## EXERCISE GOAL
Narrow the data below down to the lines containing "page".
--- RECORDS ---
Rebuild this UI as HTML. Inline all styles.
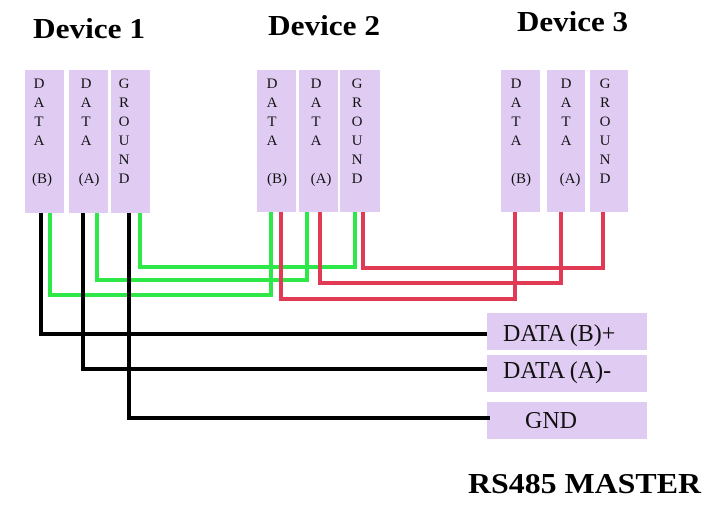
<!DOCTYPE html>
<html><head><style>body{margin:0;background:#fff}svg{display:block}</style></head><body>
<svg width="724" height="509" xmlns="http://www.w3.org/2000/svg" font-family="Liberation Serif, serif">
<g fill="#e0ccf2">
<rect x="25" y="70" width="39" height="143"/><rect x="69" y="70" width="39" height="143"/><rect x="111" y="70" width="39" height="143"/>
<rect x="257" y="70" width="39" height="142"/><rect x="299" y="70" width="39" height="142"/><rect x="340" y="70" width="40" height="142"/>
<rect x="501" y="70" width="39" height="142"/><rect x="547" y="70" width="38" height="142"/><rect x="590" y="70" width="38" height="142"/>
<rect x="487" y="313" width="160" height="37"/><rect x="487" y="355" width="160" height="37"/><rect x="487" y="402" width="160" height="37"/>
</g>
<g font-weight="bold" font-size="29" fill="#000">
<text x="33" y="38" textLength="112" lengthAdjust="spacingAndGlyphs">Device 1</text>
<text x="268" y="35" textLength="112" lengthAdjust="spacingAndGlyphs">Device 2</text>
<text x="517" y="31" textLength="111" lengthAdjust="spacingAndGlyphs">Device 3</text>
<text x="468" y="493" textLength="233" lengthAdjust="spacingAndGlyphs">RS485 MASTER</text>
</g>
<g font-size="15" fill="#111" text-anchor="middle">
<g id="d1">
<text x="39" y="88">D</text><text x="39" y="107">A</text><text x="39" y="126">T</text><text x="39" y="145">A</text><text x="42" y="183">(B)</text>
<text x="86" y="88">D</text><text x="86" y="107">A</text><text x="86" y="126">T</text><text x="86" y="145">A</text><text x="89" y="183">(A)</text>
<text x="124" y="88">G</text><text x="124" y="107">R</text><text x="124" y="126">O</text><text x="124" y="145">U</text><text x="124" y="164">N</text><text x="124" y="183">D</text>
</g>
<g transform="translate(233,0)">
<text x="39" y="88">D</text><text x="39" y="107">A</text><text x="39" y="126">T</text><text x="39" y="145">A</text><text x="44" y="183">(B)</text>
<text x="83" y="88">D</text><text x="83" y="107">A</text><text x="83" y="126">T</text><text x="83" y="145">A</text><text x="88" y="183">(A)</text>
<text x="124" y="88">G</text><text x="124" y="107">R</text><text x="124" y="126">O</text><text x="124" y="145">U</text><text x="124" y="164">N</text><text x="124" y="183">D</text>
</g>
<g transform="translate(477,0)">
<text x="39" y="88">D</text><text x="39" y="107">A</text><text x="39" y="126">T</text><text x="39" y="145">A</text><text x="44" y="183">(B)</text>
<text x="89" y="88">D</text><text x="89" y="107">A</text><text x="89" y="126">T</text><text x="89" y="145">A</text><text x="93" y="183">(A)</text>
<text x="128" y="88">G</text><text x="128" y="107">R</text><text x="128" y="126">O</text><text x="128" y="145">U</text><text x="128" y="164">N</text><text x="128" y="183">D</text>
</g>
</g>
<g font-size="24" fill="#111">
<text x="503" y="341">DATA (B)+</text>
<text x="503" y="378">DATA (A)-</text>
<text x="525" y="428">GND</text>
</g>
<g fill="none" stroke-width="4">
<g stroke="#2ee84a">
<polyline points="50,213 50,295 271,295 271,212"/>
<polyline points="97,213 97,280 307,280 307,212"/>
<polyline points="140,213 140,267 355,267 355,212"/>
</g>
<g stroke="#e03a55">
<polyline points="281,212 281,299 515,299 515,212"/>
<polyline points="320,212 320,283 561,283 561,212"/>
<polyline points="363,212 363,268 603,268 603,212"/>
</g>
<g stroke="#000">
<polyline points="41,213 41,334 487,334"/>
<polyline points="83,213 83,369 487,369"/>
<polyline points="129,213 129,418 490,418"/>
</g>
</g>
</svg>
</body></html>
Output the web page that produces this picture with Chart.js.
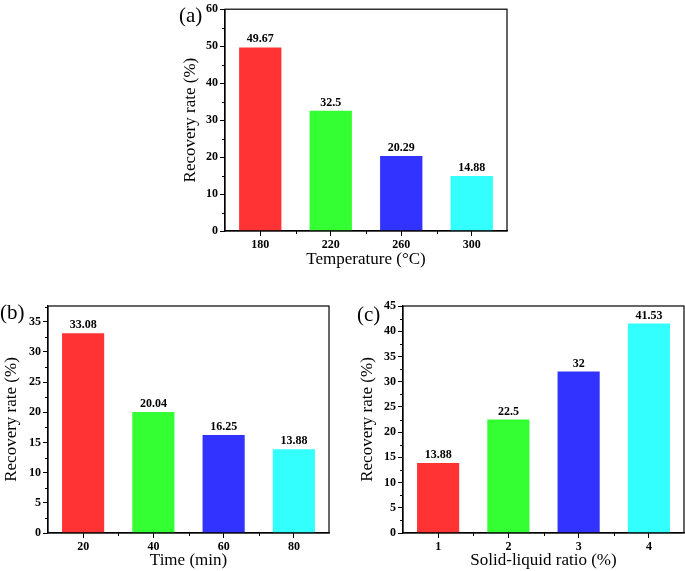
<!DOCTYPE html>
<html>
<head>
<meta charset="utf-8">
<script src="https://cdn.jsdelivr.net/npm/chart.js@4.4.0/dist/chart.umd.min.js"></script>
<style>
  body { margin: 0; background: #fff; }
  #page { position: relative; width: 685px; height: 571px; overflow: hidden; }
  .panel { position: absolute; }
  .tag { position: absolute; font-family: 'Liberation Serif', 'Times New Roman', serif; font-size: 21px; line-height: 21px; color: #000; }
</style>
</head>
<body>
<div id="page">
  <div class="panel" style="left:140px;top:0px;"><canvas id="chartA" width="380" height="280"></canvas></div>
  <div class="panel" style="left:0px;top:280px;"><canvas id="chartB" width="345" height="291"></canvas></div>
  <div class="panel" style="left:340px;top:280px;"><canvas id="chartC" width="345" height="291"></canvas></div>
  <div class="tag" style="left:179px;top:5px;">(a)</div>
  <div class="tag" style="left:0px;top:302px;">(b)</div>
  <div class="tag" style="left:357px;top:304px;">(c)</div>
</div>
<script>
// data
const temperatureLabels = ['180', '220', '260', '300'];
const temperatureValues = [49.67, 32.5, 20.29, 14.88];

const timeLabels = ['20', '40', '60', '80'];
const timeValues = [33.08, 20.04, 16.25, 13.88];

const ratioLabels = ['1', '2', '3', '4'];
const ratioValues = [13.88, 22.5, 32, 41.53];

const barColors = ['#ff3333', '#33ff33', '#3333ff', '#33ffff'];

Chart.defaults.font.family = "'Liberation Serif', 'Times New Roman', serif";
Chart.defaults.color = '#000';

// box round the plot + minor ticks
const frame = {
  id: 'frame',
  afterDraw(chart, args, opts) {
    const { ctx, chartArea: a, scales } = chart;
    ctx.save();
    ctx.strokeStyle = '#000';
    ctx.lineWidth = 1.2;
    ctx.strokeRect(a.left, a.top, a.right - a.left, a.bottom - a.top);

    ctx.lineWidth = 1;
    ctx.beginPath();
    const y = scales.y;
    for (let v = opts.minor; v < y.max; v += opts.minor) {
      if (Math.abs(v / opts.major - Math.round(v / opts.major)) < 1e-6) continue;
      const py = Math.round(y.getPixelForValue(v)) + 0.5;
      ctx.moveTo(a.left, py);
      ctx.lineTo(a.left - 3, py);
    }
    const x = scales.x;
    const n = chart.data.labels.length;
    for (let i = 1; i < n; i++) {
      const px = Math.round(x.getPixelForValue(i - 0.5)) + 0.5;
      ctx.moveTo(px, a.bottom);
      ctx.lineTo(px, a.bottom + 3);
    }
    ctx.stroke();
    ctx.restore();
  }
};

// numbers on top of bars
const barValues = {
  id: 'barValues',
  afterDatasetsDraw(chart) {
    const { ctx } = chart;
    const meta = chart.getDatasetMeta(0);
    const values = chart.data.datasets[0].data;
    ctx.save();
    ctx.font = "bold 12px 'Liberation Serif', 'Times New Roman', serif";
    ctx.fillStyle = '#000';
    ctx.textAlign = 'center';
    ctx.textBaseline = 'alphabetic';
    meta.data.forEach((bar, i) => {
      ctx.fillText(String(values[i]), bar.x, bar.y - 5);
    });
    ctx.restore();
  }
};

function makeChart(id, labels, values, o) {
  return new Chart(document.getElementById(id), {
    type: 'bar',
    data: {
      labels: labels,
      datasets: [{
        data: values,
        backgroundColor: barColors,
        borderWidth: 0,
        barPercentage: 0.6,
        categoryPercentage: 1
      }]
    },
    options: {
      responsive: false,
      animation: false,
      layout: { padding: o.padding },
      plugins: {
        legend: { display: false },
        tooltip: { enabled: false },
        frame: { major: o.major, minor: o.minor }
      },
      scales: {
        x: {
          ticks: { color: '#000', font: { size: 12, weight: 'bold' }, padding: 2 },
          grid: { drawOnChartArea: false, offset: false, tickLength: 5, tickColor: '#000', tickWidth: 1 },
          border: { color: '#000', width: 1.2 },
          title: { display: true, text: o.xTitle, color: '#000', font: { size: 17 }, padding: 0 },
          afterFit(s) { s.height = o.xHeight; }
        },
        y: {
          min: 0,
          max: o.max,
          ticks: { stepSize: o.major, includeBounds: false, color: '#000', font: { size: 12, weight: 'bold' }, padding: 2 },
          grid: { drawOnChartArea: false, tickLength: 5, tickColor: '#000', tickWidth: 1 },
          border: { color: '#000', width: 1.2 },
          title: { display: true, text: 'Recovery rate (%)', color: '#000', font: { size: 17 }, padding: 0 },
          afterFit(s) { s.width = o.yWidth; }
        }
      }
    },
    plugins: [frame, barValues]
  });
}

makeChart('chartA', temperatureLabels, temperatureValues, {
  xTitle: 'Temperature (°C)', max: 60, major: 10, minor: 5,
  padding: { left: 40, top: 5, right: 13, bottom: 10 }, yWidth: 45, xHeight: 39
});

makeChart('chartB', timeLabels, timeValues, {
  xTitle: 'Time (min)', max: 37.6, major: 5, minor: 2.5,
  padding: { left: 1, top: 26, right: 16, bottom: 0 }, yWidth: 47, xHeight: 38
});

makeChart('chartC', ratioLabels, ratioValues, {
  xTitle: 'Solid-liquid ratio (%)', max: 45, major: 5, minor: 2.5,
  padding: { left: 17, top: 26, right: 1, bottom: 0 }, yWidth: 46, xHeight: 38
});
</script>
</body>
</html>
---
## TASK RESULT
Output the web page that produces this picture with Chart.js.
  #page { position: relative; width: 685px; height: 571px; overflow: hidden; }
<div id="page">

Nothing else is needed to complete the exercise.